Honours

Yes, I spelled it the Canadian way. I do that sometimes.

Honours come in all sizes, big and small. It is an honour to be nominated for an award, or to get honourable mention. It’s also an honour to appear on Ellen Datlow’s recommended reading list, which she publishes in association with her annual Best Horror of the Year anthologies. I’ve had the honour of having stories mentioned on a number of occasions. This year, she included “Aeliana” from Shining in the Dark in her comprehensive recommendation list.

This weekend I put the finishing touches on a 7000-word essay that will be published as a magazine cover story sometime this fall. I can’t say where yet. I’ll read it over one. more. time. and probably make a bunch more changes to it when doing so, but it’s essentially finished, a week or more ahead of deadline.

This week, I’ll be celebrating my 30th anniversary with my day job. It’s hard to imagine that I’ve spent over half my life working for the same company, although it’s had a couple of name changes during that time. My father had over 45 years at his job, so I still have a way to go to catch up to that family record.

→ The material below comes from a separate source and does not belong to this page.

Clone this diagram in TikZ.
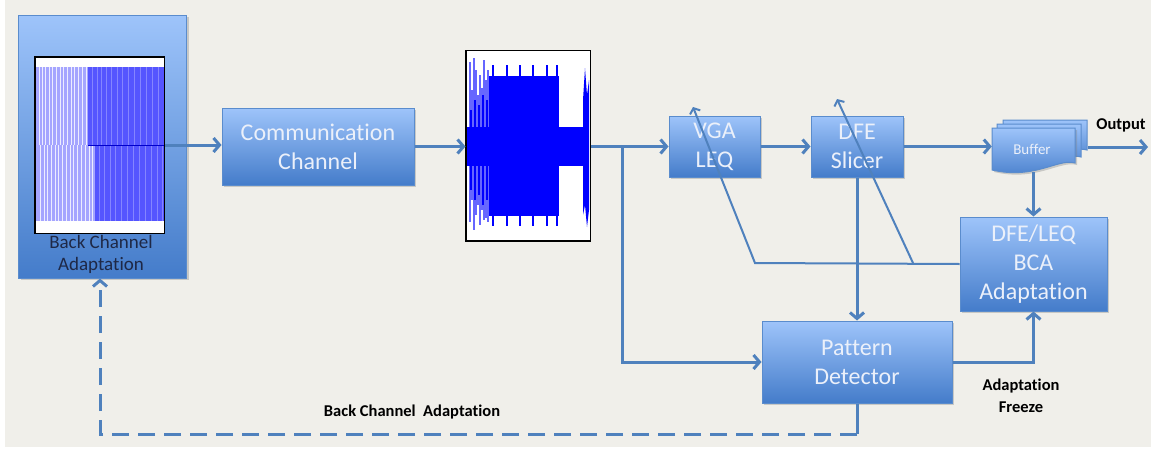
\documentclass[tikz,border=0pt]{standalone}
\usepackage{fontspec}
\setmainfont{Carlito}[Ligatures=NoCommon]
\usetikzlibrary{arrows.meta,shadows}
\definecolor{bg}{RGB}{240,239,234}
\definecolor{ln}{RGB}{79,129,189}
\definecolor{btop}{RGB}{158,196,250}
\definecolor{bbot}{RGB}{68,124,202}
\definecolor{bbrd}{RGB}{90,140,205}
\definecolor{btxt}{RGB}{235,240,250}
\definecolor{dtxt}{RGB}{30,40,70}
\definecolor{wblue}{RGB}{0,0,255}
\definecolor{lstripe}{RGB}{165,165,255}
\definecolor{dstripe}{RGB}{85,85,255}
\tikzset{
  blk/.style={draw=bbrd, line width=1pt, top color=btop, bottom color=bbot, text=btxt,
    font=\fontsize{24}{29}\selectfont, align=center, inner sep=0pt,
    drop shadow={shadow xshift=2pt,shadow yshift=-2pt,opacity=0.35}},
  conn/.style={draw=ln, line width=3pt},
  arr/.style={conn, -{Straight Barb[length=6pt,width=14pt]}},
  fb/.style={draw=ln, line width=2pt, -{Straight Barb[length=4.5pt,width=11pt]}},
  lbl/.style={font=\bfseries\fontsize{16.5}{22}\selectfont, text=black, align=center},
  doc/.style={draw=bbrd, line width=1pt, top color=btop, bottom color=bbot}
}
\begin{document}
\begin{tikzpicture}[x=1pt,y=-1pt]
\useasboundingbox (0,0) rectangle (1151,450);
\fill[white] (0,0) rectangle (1151,450);
\fill[bg] (5,0) rectangle (1151,447);

% left box
\node[blk, minimum width=168pt, minimum height=263pt] (bca) at (102.5,146.5) {};
\node[text=dtxt, font=\fontsize{19}{22}\selectfont, align=center] (bcatxt) at (101,254) {Back Channel\\Adaptation};
\node[draw=black, line width=1pt, fill=white, minimum width=129pt, minimum height=176pt, inner sep=0pt] (bcaimg) at (99.5,145) {};
\fill[lstripe] (36,67) rectangle (88,145);
\fill[dstripe] (88,67) rectangle (164,145);
\fill[lstripe] (36,145) rectangle (95,221);
\fill[dstripe] (95,145) rectangle (164,221);
\foreach \x in {39,42.5,45,49,52,56,60,63,67,71,74,78,82,86}
  \draw[white, line width=0.8pt, opacity=0.8] (\x,67) -- (\x,145);
\foreach \x in {40,44,47,51,55,58,62,66,70,73,77,81,85,89,92}
  \draw[white, line width=0.8pt, opacity=0.8] (\x,145) -- (\x,221);
\foreach \x in {92,97,101,106,111,117,122,128,134,140,146,152,158}
  \draw[lstripe, line width=0.6pt, opacity=0.6] (\x,67) -- (\x,145);
\foreach \x in {99,104,110,115,121,127,133,139,145,151,157,162}
  \draw[lstripe, line width=0.6pt, opacity=0.6] (\x,145) -- (\x,221);
\draw[wblue!80!black, line width=1pt] (88,145) -- (164,145);
\draw[black, line width=1pt] (bcaimg.south west) rectangle (bcaimg.north east);

% communication channel
\node[blk, minimum width=192pt, minimum height=77pt] (cc) at (318,146.5) {Communication\\Channel};

% waveform
\node[draw=black, line width=1pt, fill=white, minimum width=124pt, minimum height=190pt, inner sep=0pt] (wave) at (528,145.5) {};
\fill[wblue] (467,127) rectangle (589,166);
\fill[wblue] (489,76) rectangle (559,216);
\foreach \x in {493,507,520,533,547,557}{
  \fill[wblue] (\x-1,65) rectangle (\x+1,77);
  \fill[wblue] (\x-1,215) rectangle (\x+1,226);
}
\foreach \x/\t/\b in {470/62/222,472/90/200,474/58/230,476/70/215,478/95/205,480/75/225,482/88/210,484/60/220,486/80/218,488/70/222}
  \draw[wblue, line width=1.6pt, opacity=0.6] (\x,\t) -- (\x,\b);
\foreach \x/\t/\b in {471/110/190,475/100/200,479/105/195,483/95/205,487/100/200}
  \draw[wblue, line width=1.6pt] (\x,\t) -- (\x,\b);
\fill[wblue] (583,100) -- (585,68) -- (587,95) -- (589,80) -- (589,210) -- (587,227) -- (585,205) -- (583,215) -- cycle;
\draw[black, line width=1pt] (wave.south west) rectangle (wave.north east);

% VGA / DFE slicer
\node[blk, minimum width=91pt, minimum height=61pt] (vga) at (714.5,146.5) {VGA\\LEQ};
\node[blk, minimum width=92pt, minimum height=61pt] (sl) at (857,146.5) {DFE\\Slicer};

% buffer (multi-document)
\node[minimum width=96pt, minimum height=52pt, inner sep=0pt] (buf) at (1040,146) {};
\draw[doc] (1003,120) -- (1087,120) -- (1087,150) .. controls (1070,145) and (1050,165) .. (1003,158) -- cycle;
\draw[doc] (997,124) -- (1081,124) -- (1081,157) .. controls (1064,152) and (1044,172) .. (997,165) -- cycle;
\draw[doc, drop shadow={shadow xshift=2pt,shadow yshift=-2pt,opacity=0.35}] (992,128) -- (1075,128) -- (1075,163) .. controls (1058,158) and (1035,180) .. (992,170) -- cycle;
\node[text=btxt, font=\fontsize{15}{16}\selectfont] (buftxt) at (1032,149) {Buffer};

% DFE/LEQ and pattern detector
\node[blk, minimum width=147pt, minimum height=94pt] (dfe) at (1033.5,264) {DFE/LEQ\\BCA\\Adaptation};
\node[blk, minimum width=190pt, minimum height=82pt] (pd) at (857,362) {Pattern\\Detector};

% connectors
\coordinate (out) at (1148,147);
\coordinate (br) at (622,146);
\coordinate (fbA) at (755,263);
\coordinate (tipA) at (693,107);
\coordinate (fbB) at (913,263);
\coordinate (tipB) at (837,99);
\coordinate (dc) at (857,434);
\coordinate (dl) at (100,434);

\draw[arr] (bcaimg.east) -- (bcaimg.east -| cc.west);
\draw[arr] (cc.east) -- (cc.east -| wave.west);
\draw[arr] (wave.east |- vga.west) -- (vga.west);
\draw[arr] (br) |- (pd.west);
\draw[arr] (vga.east) -- (sl.west);
\draw[arr] (sl.east) -- (sl.east -| buf.west);
\draw[arr] (buf.east |- out) -- (out);
\draw[arr] (buf.south -| dfe.north) -- (dfe.north);
\draw[arr] (sl.south) -- (pd.north);
\draw[arr] (pd.east) -| (dfe.south);
\draw[fb] (dfe.west) -- (fbA) -- (tipA);
\draw[fb] (fbB) -- (tipB);
\draw[conn] (pd.south) -- (dc);
\draw[arr, dash pattern=on 17pt off 9pt] (dc) -- (dl) -- (dl |- bca.south);

% labels
\node[lbl] (lout) at (1121,125) {Output};
\node[lbl] (lfrz) at (1021,396) {Adaptation\\Freeze};
\node[lbl] (lbca) at (412,412) {Back Channel\ \ Adaptation};
\end{tikzpicture}
\end{document}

Usually it’s careless workers who cause problems with electricity or water mains on a Friday afternoon near our office, but last week it was just nature. A 30″ water pipe twelve feet below the surface of the boulevard by our building broke open of its own volition, eroding the ground under the road surface. The entire road, which is a major entrance/exit corridor for the community, was closed in both directions over the weekend. One direction was reopened after they confirmed that the road could still hold traffic, but the other direction is going to require a lot of work to get it back into service.

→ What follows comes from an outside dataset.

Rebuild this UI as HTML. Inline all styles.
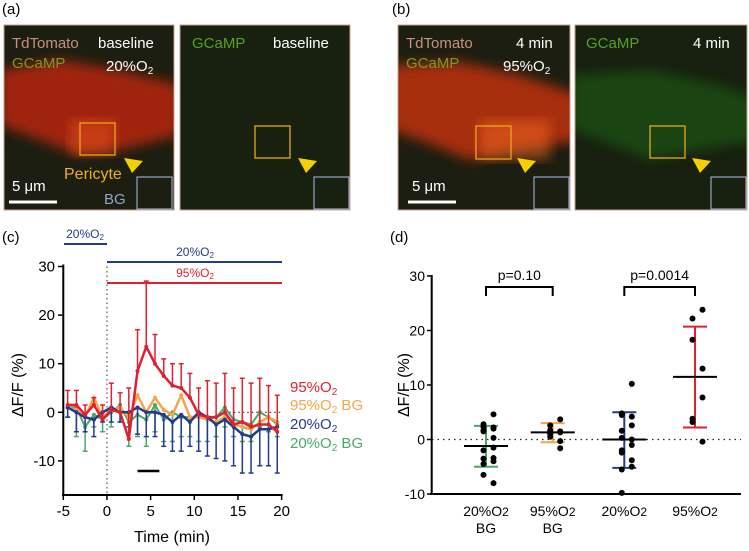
<!DOCTYPE html>
<html><head><meta charset="utf-8"><style>
body{margin:0;background:#fff;}
svg{display:block;font-family:"Liberation Sans",sans-serif;}
</style></head><body>
<svg id="fig" width="749" height="551" viewBox="0 0 749 551">
<defs>
<filter id="blur6"><feGaussianBlur stdDeviation="6"/></filter>
<clipPath id="ca1"><rect x="4" y="25" width="170" height="185"/></clipPath>
<clipPath id="ca2"><rect x="180" y="25" width="170" height="185"/></clipPath>
<clipPath id="cb1"><rect x="398" y="25" width="172" height="185"/></clipPath>
<clipPath id="cb2"><rect x="575" y="25" width="172" height="185"/></clipPath>
</defs>
<text x="2" y="14" font-size="15">(a)</text>
<text x="392" y="14" font-size="15">(b)</text>
<text x="2" y="242" font-size="15">(c)</text>
<text x="390" y="242" font-size="15">(d)</text>

<g clip-path="url(#ca1)">
<rect x="4" y="25" width="170" height="185" fill="#1c1e12"/>
<polygon points="0,70 60,60 120,70 180,85 180,135 120,150 80,155 40,140 0,125" fill="#b82810" opacity="0.85" filter="url(#blur6)"/>
<rect x="70" y="120" width="45" height="35" fill="#ff6020" opacity="0.4" filter="url(#blur6)"/>
</g>
<g clip-path="url(#ca2)">
<rect x="180" y="25" width="170" height="185" fill="#18200f"/>
</g>
<g clip-path="url(#cb1)">
<rect x="398" y="25" width="172" height="185" fill="#1c1e12"/>
<polygon points="390,65 460,62 520,75 580,95 580,140 520,150 470,160 420,140 390,130" fill="#c03010" opacity="0.85" filter="url(#blur6)"/>
<rect x="480" y="120" width="70" height="40" fill="#ff7020" opacity="0.45" filter="url(#blur6)"/>
</g>
<g clip-path="url(#cb2)">
<rect x="575" y="25" width="172" height="185" fill="#18200f"/>
<polygon points="570,75 650,70 720,85 760,100 760,140 700,150 650,160 600,140 570,130" fill="#1e6a18" opacity="0.5" filter="url(#blur6)"/>
</g>
<g stroke="#c8a08a" stroke-width="1" fill="none"><rect x="4" y="25" width="170" height="185"/><rect x="180" y="25" width="170" height="185"/><rect x="398" y="25" width="172" height="185"/><rect x="575" y="25" width="172" height="185"/></g>
<g font-size="15">
<text x="12" y="48" fill="#c89080">TdTomato</text><text x="98" y="48" fill="#fff">baseline</text>
<text x="12" y="68" fill="#7a9a20">GCaMP</text><text x="106" y="71" fill="#fff">20%O<tspan font-size="10" dy="3">2</tspan></text>
<text x="64" y="179" fill="#f0b020" font-size="16">Pericyte</text>
<text x="104" y="204" fill="#8fa6c4">BG</text>
<text x="12" y="191" fill="#fff">5 μm</text>
<text x="192" y="48" fill="#5aa020">GCaMP</text><text x="273" y="48" fill="#fff">baseline</text>
<text x="406" y="48" fill="#c89080">TdTomato</text><text x="516" y="48" fill="#fff">4 min</text>
<text x="406" y="68" fill="#7a9a20">GCaMP</text><text x="503" y="71" fill="#fff">95%O<tspan font-size="10" dy="3">2</tspan></text>
<text x="412" y="191" fill="#fff">5 μm</text>
<text x="586" y="48" fill="#5aa020">GCaMP</text><text x="693" y="48" fill="#fff">4 min</text>
</g>
<g fill="none" stroke="#e8a818" stroke-width="1.3"><rect x="80" y="123" width="35" height="32"/><rect x="255" y="126" width="35" height="32"/><rect x="476" y="126" width="35" height="33"/><rect x="650" y="126" width="35" height="32"/></g>
<g fill="#f5d000"><polygon points="124,158 143,161 132,173"/><polygon points="298,158 317,161 306,173"/><polygon points="517,158 536,161 525,173"/><polygon points="692,158 711,161 700,173"/></g>
<g fill="none" stroke="#8fa6c4" stroke-width="1.2"><rect x="137" y="177" width="35" height="32"/><rect x="314" y="177" width="35" height="32"/><rect x="534" y="177" width="35" height="32"/><rect x="711" y="177" width="35" height="32"/></g>
<g stroke="#fff" stroke-width="3"><line x1="9" y1="202" x2="57" y2="202"/><line x1="408" y1="202" x2="456" y2="202"/></g>

<g id="pc"></g>
<g id="pd"></g>
</svg>
<script>
const times=[-4.5,-3.5,-2.5,-1.5,-0.5,0.5,1.5,2.5,3.5,4.5,5.5,6.5,7.5,8.5,9.5,10.5,11.5,12.5,13.5,14.5,15.5,16.5,17.5,18.5,19.5];
const red95=[1.5,1.5,-0.5,1.5,-1.5,0.5,0,-5.5,8.5,13.5,10,7.5,5.5,5,3,-0.5,-1,-1,0,-2.5,-2,-3,-2.5,-2.5,-4];
const red95Up=[4.5,4.5,1.5,3,1.5,6,4,5,17,27,16,11,10,10,8,5,6.5,6,8,5,7,6,7,5.5,3.5];
const blue20=[1,0,-1,-1.5,0,1,0,0,1,0,0,-0.5,-2,-0.5,-2,0,-1,-2.5,-1.5,-3,-4.5,-5,-3.5,-3.5,-3];
const blue20Low=[-1,-4,-4,-5,-2,-2,-2,-3,-4.5,-5,-5,-7,-8,-8,-7,-8,-9,-9.5,-10,-11,-12.5,-12.5,-11,-11,-12.5];
const orange95bg=[1,0.5,-1,3,-1,0.5,1,-1,3.5,0,3,0.5,-0.5,3.5,-1,-1,-1.5,-2,-1,-2.5,-3,-3.5,-2,-1,-2];
const green20bg=[1,1,-3,-0.5,-1.5,0,1.5,-2,-0.5,-1.5,1.5,-1.5,0,-1,-1,-1,-1.5,-1,1,-1.5,-2,-2.5,0,-1,-2.5];
const green20bgLow=[-1,-5,-8,-3,-4,-3,-2,-7,-5,-7,-4,-6,-6,-5,-5,-6,-6,-5,-3,-5,-6,-6,-3,-4,-5];
const cXTicks=[-5,0,5,10,15,20];
const cYTicks=[30,20,10,0,-10];
const dCats=["20%O2 BG","95%O2 BG","20%O2","95%O2"];
const dMeans=[-1.2,1.3,0,11.5];
const dLow=[-5,-0.5,-5.2,2.2];
const dHigh=[2.5,3,5,20.7];
const dPoints=[[4.6,2.8,2.3,2.2,2,1.7,1.5,0.3,-1.5,-2,-3.5,-3.4,-4,-4.5,-6.5,-8],[3.7,2.6,1.7,1.5,1.3,1,0.5,-0.3,-1.6],[10.2,4.8,4.5,4.2,2.6,1.6,0.3,0,-1,-2,-2.4,-3.8,-5,-5.5,-9.8],[23.8,22.2,18.3,13,7.7,3.8,3.2,-0.4]];
const dYTicks=[30,20,10,0,-10];

const NS="http://www.w3.org/2000/svg";
function mk(p,tag,a,txt){const e=document.createElementNS(NS,tag);for(const k in a)e.setAttribute(k,a[k]);if(txt!=null)e.textContent=txt;p.appendChild(e);return e;}
const RED="#e0202e",BLUE="#243a8c",ORG="#f5a54a",GRN="#4aa86a";
const pc=document.getElementById('pc');
const cx=t=>63.3+(t+5)*8.733, cy=v=>412.3-v*4.86;
let e;
e=mk(pc,'line',{x1:63.3,y1:cy(30)-2,x2:63.3,y2:495,stroke:'#000','stroke-width':2});

e=mk(pc,'line',{x1:62,y1:495,x2:cx(20)+1,y2:495,stroke:'#000','stroke-width':2});

cYTicks.forEach(v=>{mk(pc,'line',{x1:58,y1:cy(v),x2:63,y2:cy(v),stroke:'#000','stroke-width':1.5});
e=mk(pc,'text',{x:55,y:cy(v)+5,'font-size':15,'text-anchor':'end'},v);
});
cXTicks.forEach(v=>{mk(pc,'line',{x1:cx(v),y1:495,x2:cx(v),y2:500,stroke:'#000','stroke-width':1.5});
e=mk(pc,'text',{x:cx(v),y:516,'font-size':15,'text-anchor':'middle'},v);
});
mk(pc,'line',{x1:cx(0),y1:cy(30),x2:cx(0),y2:495,stroke:'#555','stroke-dasharray':'1.5,3','stroke-width':1.2});
mk(pc,'line',{x1:cx(14),y1:cy(0),x2:cx(20),y2:cy(0),stroke:'#333','stroke-dasharray':'1.5,3','stroke-width':1.2});
e=mk(pc,'text',{x:172,y:542,'font-size':16,'text-anchor':'middle'},'Time (min)');

e=mk(pc,'text',{x:0,y:0,'font-size':16,'text-anchor':'middle',transform:'translate(23,385) rotate(-90)'},'ΔF/F (%)');

function series(vals,col,err,w,name){
  if(err){vals.forEach((v,i)=>{const x=cx(times[i]);mk(pc,'line',{x1:x,y1:cy(v),x2:x,y2:cy(err[i]),stroke:col,'stroke-width':1.5});mk(pc,'line',{x1:x-2.5,y1:cy(err[i]),x2:x+2.5,y2:cy(err[i]),stroke:col,'stroke-width':1.5});});}
  const pts=vals.map((v,i)=>cx(times[i])+','+cy(v)).join(' ');
  const l=mk(pc,'polyline',{points:pts,fill:'none',stroke:col,'stroke-width':w});
  
  vals.forEach((v,i)=>mk(pc,'circle',{cx:cx(times[i]),cy:cy(v),r:2,fill:col}));
}
series(green20bg,GRN,green20bgLow,2,'series-20-o2-bg');
series(orange95bg,ORG,null,2.5,'series-95-o2-bg');
series(blue20,BLUE,blue20Low,2.5,'series-20-o2');
series(red95,RED,red95Up,2.5,'series-95-o2');
mk(pc,'line',{x1:cx(3.5),y1:471,x2:cx(6),y2:471,stroke:'#000','stroke-width':2.5});
function bar(x1,x2,y,col,txt,tx){mk(pc,'line',{x1:x1,y1:y,x2:x2,y2:y,stroke:col,'stroke-width':2});
 const t=mk(pc,'text',{x:tx,y:y-6,'font-size':12,'text-anchor':'middle',fill:col});t.textContent=txt;mk(t,'tspan',{'font-size':8,dy:2},'2');
 }
bar(64,107,244,BLUE,'20%O',85);bar(107,282,262,BLUE,'20%O',195);bar(107,282,283,RED,'95%O',195);
const leg=[['95%O','',RED,392],['95%O',' BG',ORG,410],['20%O','',BLUE,429],['20%O',' BG',GRN,448]];
leg.forEach(l=>{const t=mk(pc,'text',{x:290,y:l[3],'font-size':15,fill:l[2]},l[0]);mk(t,'tspan',{'font-size':10,dy:3},'2');mk(t,'tspan',{dy:-3},l[1]);
});
const pd=document.getElementById('pd');
const dy=v=>439.5-v*5.45, dx=i=>[486,552.7,624.3,695][i];
const dCols=[GRN,ORG,BLUE,RED];
e=mk(pd,'line',{x1:431.7,y1:dy(30)-1,x2:431.7,y2:494,stroke:'#000','stroke-width':2});

e=mk(pd,'line',{x1:430,y1:494,x2:741,y2:494,stroke:'#000','stroke-width':2});

dYTicks.forEach(v=>{mk(pd,'line',{x1:427,y1:dy(v),x2:432,y2:dy(v),stroke:'#000','stroke-width':1.5});
e=mk(pd,'text',{x:425,y:dy(v)+5,'font-size':14,'text-anchor':'end'},v);
});
mk(pd,'line',{x1:432,y1:dy(0),x2:741,y2:dy(0),stroke:'#222','stroke-dasharray':'1.5,4','stroke-width':1.3});
e=mk(pd,'text',{x:0,y:0,'font-size':16,'text-anchor':'middle',transform:'translate(409,385) rotate(-90)'},'ΔF/F (%)');

dCats.forEach((c,i)=>{const x=dx(i),col=dCols[i];
 mk(pd,'line',{x1:x,y1:dy(dLow[i]),x2:x,y2:dy(dHigh[i]),stroke:col,'stroke-width':2});
 mk(pd,'line',{x1:x-12,y1:dy(dLow[i]),x2:x+12,y2:dy(dLow[i]),stroke:col,'stroke-width':2});
 mk(pd,'line',{x1:x-12,y1:dy(dHigh[i]),x2:x+12,y2:dy(dHigh[i]),stroke:col,'stroke-width':2});
 dPoints[i].forEach((v,j)=>{const off=((j%4)-1.5)*5*(j%2?1:-1);const p=mk(pd,'circle',{cx:x+off,cy:dy(v),r:3,fill:'#000'});
 });
 const m=mk(pd,'line',{x1:x-22,y1:dy(dMeans[i]),x2:x+22,y2:dy(dMeans[i]),stroke:'#000','stroke-width':2});
 
 const parts=c.split(' ');const t=mk(pd,'text',{x:x,y:516,'font-size':14,'text-anchor':'middle'},parts[0].slice(0,-1));mk(t,'tspan',{'font-size':12},'2');
 
 if(parts[1])mk(pd,'text',{x:x,y:533,'font-size':14,'text-anchor':'middle'},parts[1]);
});
function bracket(a,b,txt){const x1=dx(a),x2=dx(b),y=287;mk(pd,'polyline',{points:`${x1},${y+9} ${x1},${y} ${x2},${y} ${x2},${y+9}`,fill:'none',stroke:'#000','stroke-width':2});
 const t=mk(pd,'text',{x:(x1+x2)/2,y:y-7,'font-size':14,'text-anchor':'middle'},txt);}
bracket(0,1,'p=0.10');bracket(2,3,'p=0.0014');
</script>
</body></html>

We watched a few movies on Amazon Prime this weekend. First, we saw Late Night, written by and starring Mindy Kaling, and featuring Emma Thompson, Amy Ryan, Hugh Dancy and John Lithgow, with some celeb talk show host cameos. Thompson has been the host of a late night talk show for nearly 30 years and her ratings have been on a steady slide for the past decade. Kaling’s Molly ends up being the first female in the writer’s room at a time when Thompson is on the verge of being replaced. It has a lot to say about representation. Pretty good.

Then we watched the Australian drama Ladies in Black about several women who work in a posh Sydney department store in 1959. The main character is a teenager on the verge of finishing high school who works at the store during the Christmas rush. It took me a while to realize that the actress who plays her coworker Fay was Rachel Taylor, who plays Trish Walker on Jessica Jones, and Julia Ormond is unrecognizable as the “continental” Magda. It’s a thoroughly charming film. Feel good all the way through.

Last night we saw The Hiding Place starring Kim Hunter (in her final role) and Timothy Bottoms. It’s based on a stage play and it feels like one, too. Hunter plays a mother who is (probably) exhibiting signs of dementia and Bottoms is her son. There have been other family members, but they’re gone and the story gets to the bottom of what really happened to one of them. Hunter (who played Zira in the Planet of the Apes films) is divine, but I had a hard time with the staginess of the direction. They did break free from the single-room setting on occasion, but they never found a way to break free from writing that works better in a play than a film.